INFORMATION SHOWN –
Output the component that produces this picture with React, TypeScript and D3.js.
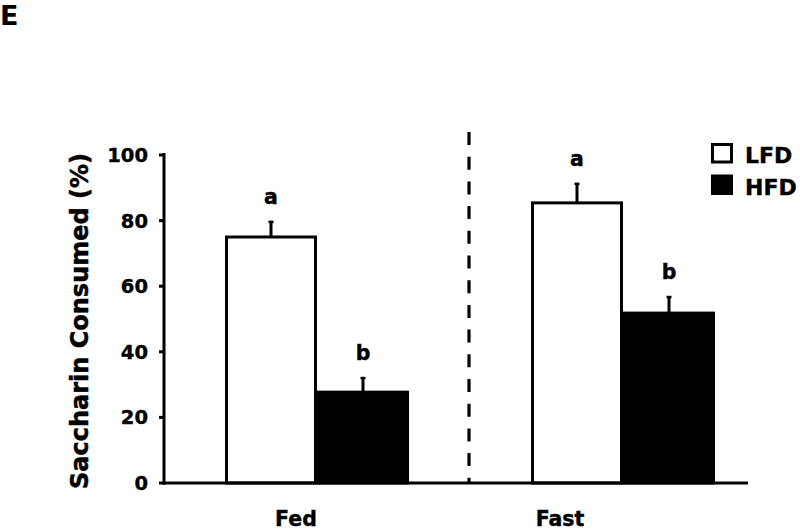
import React from "react";
import * as d3 from "d3";

const groups = ["Fed", "Fast"];
const series = ["LFD", "HFD"];
const means: number[][] = [
  [75.0, 27.7],
  [85.4, 51.8],
];
const errors: number[][] = [
  [4.9, 4.6],
  [6.1, 5.2],
];
const letters: string[][] = [
  ["a", "b"],
  ["a", "b"],
];
const yTicks = [0, 20, 40, 60, 80, 100];
const yTitle = "Saccharin Consumed (%)";
const panelLabel = "E";

const W = 800;
const H = 532;
const FONT = "'DejaVu Sans', Verdana, sans-serif";

export default function App() {
  const y = d3.scaleLinear().domain([0, 100]).range([483, 155]);
  const x0 = d3.scaleBand<string>().domain(groups).range([164, 776]).paddingInner(0).paddingOuter(0);
  const bw = x0.bandwidth();
  const barW = 92;
  const x1 = d3
    .scaleBand<string>()
    .domain(series)
    .range([bw / 2 - barW, bw / 2 + barW])
    .padding(0);
  const fills = ["#ffffff", "#000000"];
  const labelOffsets = [-21, -63];
  const axisX = 164;
  const axisEnd = 748;

  return (
    <svg
      width={W}
      height={H}
      style={{ position: "absolute", left: 0, top: 0, background: "#fff" }}
      fontFamily={FONT}
      fontWeight="bold"
    >
      <rect x={0} y={0} width={W} height={H} fill="#fff" />
      <text x={0} y={25} fontSize={27}>{panelLabel}</text>

      {/* y axis */}
      <line x1={axisX} x2={axisX} y1={y(100) - 2} y2={y(0) + 1.5} stroke="#000" strokeWidth={3} />
      {yTicks.map((t) => (
        <g key={t}>
          <line x1={axisX - 5} x2={axisX} y1={y(t)} y2={y(t)} stroke="#000" strokeWidth={3} />
          <text x={148} y={y(t) + 7} fontSize={19.5} textAnchor="end" stroke="#000" strokeWidth={0.4}>{t}</text>
        </g>
      ))}
      <text
        transform={`translate(88, ${(150 + 492) / 2}) rotate(-90)`}
        fontSize={24}
        textAnchor="middle"
        stroke="#000"
        strokeWidth={0.5}
      >
        {yTitle}
      </text>

      {/* divider */}
      <line
        x1={x0("Fast")! - 1}
        x2={x0("Fast")! - 1}
        y1={132}
        y2={y(0)}
        stroke="#000"
        strokeWidth={3.2}
        strokeDasharray="13 11.7"
      />

      {/* bars */}
      {groups.map((g, gi) =>
        series.map((s, si) => {
          const bx = x0(g)! + x1(s)!;
          const v = means[gi][si];
          const e = errors[gi][si];
          const cx = bx + x1.bandwidth() / 2;
          return (
            <g key={g + s}>
              <line x1={cx} x2={cx} y1={y(v)} y2={y(v + e)} stroke="#000" strokeWidth={3} />
              <line x1={cx - 2.5} x2={cx + 2.5} y1={y(v + e) + 1} y2={y(v + e) + 1} stroke="#000" strokeWidth={2.5} />
              <rect
                x={bx + 1.5}
                y={y(v)}
                width={x1.bandwidth() - 3}
                height={y(0) - y(v)}
                fill={fills[si]}
                stroke="#000"
                strokeWidth={3}
              />
              <text x={cx} y={y(v + e) - 17} fontSize={20.5} textAnchor="middle" stroke="#000" strokeWidth={0.4}>
                {letters[gi][si]}
              </text>
            </g>
          );
        })
      )}

      {/* x axis */}
      <line x1={axisX - 1.5} x2={axisEnd} y1={y(0)} y2={y(0)} stroke="#000" strokeWidth={3} />
      {groups.map((g, gi) => (
        <text
          key={g}
          x={x0(g)! + bw / 2 + labelOffsets[gi]}
          y={526}
          fontSize={20.5}
          textAnchor="middle"
          stroke="#000"
          strokeWidth={0.4}
        >
          {g}
        </text>
      ))}

      {/* legend */}
      {series.map((s, si) => (
        <g key={s}>
          <rect
            x={712.5}
            y={144.5 + si * 31.5}
            width={19}
            height={17.5}
            fill={fills[si]}
            stroke="#000"
            strokeWidth={3}
          />
          <text x={745} y={163 + si * 31.5} fontSize={22} stroke="#000" strokeWidth={0.4}>{s}</text>
        </g>
      ))}
    </svg>
  );
}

TO BE DONE – Please transcribe the material above exactly as written. Leave the pictures out.

COMPLETE ANSWER –
Output the component that produces this picture with React, TypeScript and D3.js.
import React from "react";
import * as d3 from "d3";

const groups = ["Fed", "Fast"];
const series = ["LFD", "HFD"];
const means: number[][] = [
  [75.0, 27.7],
  [85.4, 51.8],
];
const errors: number[][] = [
  [4.9, 4.6],
  [6.1, 5.2],
];
const letters: string[][] = [
  ["a", "b"],
  ["a", "b"],
];
const yTicks = [0, 20, 40, 60, 80, 100];
const yTitle = "Saccharin Consumed (%)";
const panelLabel = "E";

const W = 800;
const H = 532;
const FONT = "'DejaVu Sans', Verdana, sans-serif";

export default function App() {
  const y = d3.scaleLinear().domain([0, 100]).range([483, 155]);
  const x0 = d3.scaleBand<string>().domain(groups).range([164, 776]).paddingInner(0).paddingOuter(0);
  const bw = x0.bandwidth();
  const barW = 92;
  const x1 = d3
    .scaleBand<string>()
    .domain(series)
    .range([bw / 2 - barW, bw / 2 + barW])
    .padding(0);
  const fills = ["#ffffff", "#000000"];
  const labelOffsets = [-21, -63];
  const axisX = 164;
  const axisEnd = 748;

  return (
    <svg
      width={W}
      height={H}
      style={{ position: "absolute", left: 0, top: 0, background: "#fff" }}
      fontFamily={FONT}
      fontWeight="bold"
    >
      <rect x={0} y={0} width={W} height={H} fill="#fff" />
      <text x={0} y={25} fontSize={27}>{panelLabel}</text>

      {/* y axis */}
      <line x1={axisX} x2={axisX} y1={y(100) - 2} y2={y(0) + 1.5} stroke="#000" strokeWidth={3} />
      {yTicks.map((t) => (
        <g key={t}>
          <line x1={axisX - 5} x2={axisX} y1={y(t)} y2={y(t)} stroke="#000" strokeWidth={3} />
          <text x={148} y={y(t) + 7} fontSize={19.5} textAnchor="end" stroke="#000" strokeWidth={0.4}>{t}</text>
        </g>
      ))}
      <text
        transform={`translate(88, ${(150 + 492) / 2}) rotate(-90)`}
        fontSize={24}
        textAnchor="middle"
        stroke="#000"
        strokeWidth={0.5}
      >
        {yTitle}
      </text>

      {/* divider */}
      <line
        x1={x0("Fast")! - 1}
        x2={x0("Fast")! - 1}
        y1={132}
        y2={y(0)}
        stroke="#000"
        strokeWidth={3.2}
        strokeDasharray="13 11.7"
      />

      {/* bars */}
      {groups.map((g, gi) =>
        series.map((s, si) => {
          const bx = x0(g)! + x1(s)!;
          const v = means[gi][si];
          const e = errors[gi][si];
          const cx = bx + x1.bandwidth() / 2;
          return (
            <g key={g + s}>
              <line x1={cx} x2={cx} y1={y(v)} y2={y(v + e)} stroke="#000" strokeWidth={3} />
              <line x1={cx - 2.5} x2={cx + 2.5} y1={y(v + e) + 1} y2={y(v + e) + 1} stroke="#000" strokeWidth={2.5} />
              <rect
                x={bx + 1.5}
                y={y(v)}
                width={x1.bandwidth() - 3}
                height={y(0) - y(v)}
                fill={fills[si]}
                stroke="#000"
                strokeWidth={3}
              />
              <text x={cx} y={y(v + e) - 17} fontSize={20.5} textAnchor="middle" stroke="#000" strokeWidth={0.4}>
                {letters[gi][si]}
              </text>
            </g>
          );
        })
      )}

      {/* x axis */}
      <line x1={axisX - 1.5} x2={axisEnd} y1={y(0)} y2={y(0)} stroke="#000" strokeWidth={3} />
      {groups.map((g, gi) => (
        <text
          key={g}
          x={x0(g)! + bw / 2 + labelOffsets[gi]}
          y={526}
          fontSize={20.5}
          textAnchor="middle"
          stroke="#000"
          strokeWidth={0.4}
        >
          {g}
        </text>
      ))}

      {/* legend */}
      {series.map((s, si) => (
        <g key={s}>
          <rect
            x={712.5}
            y={144.5 + si * 31.5}
            width={19}
            height={17.5}
            fill={fills[si]}
            stroke="#000"
            strokeWidth={3}
          />
          <text x={745} y={163 + si * 31.5} fontSize={22} stroke="#000" strokeWidth={0.4}>{s}</text>
        </g>
      ))}
    </svg>
  );
}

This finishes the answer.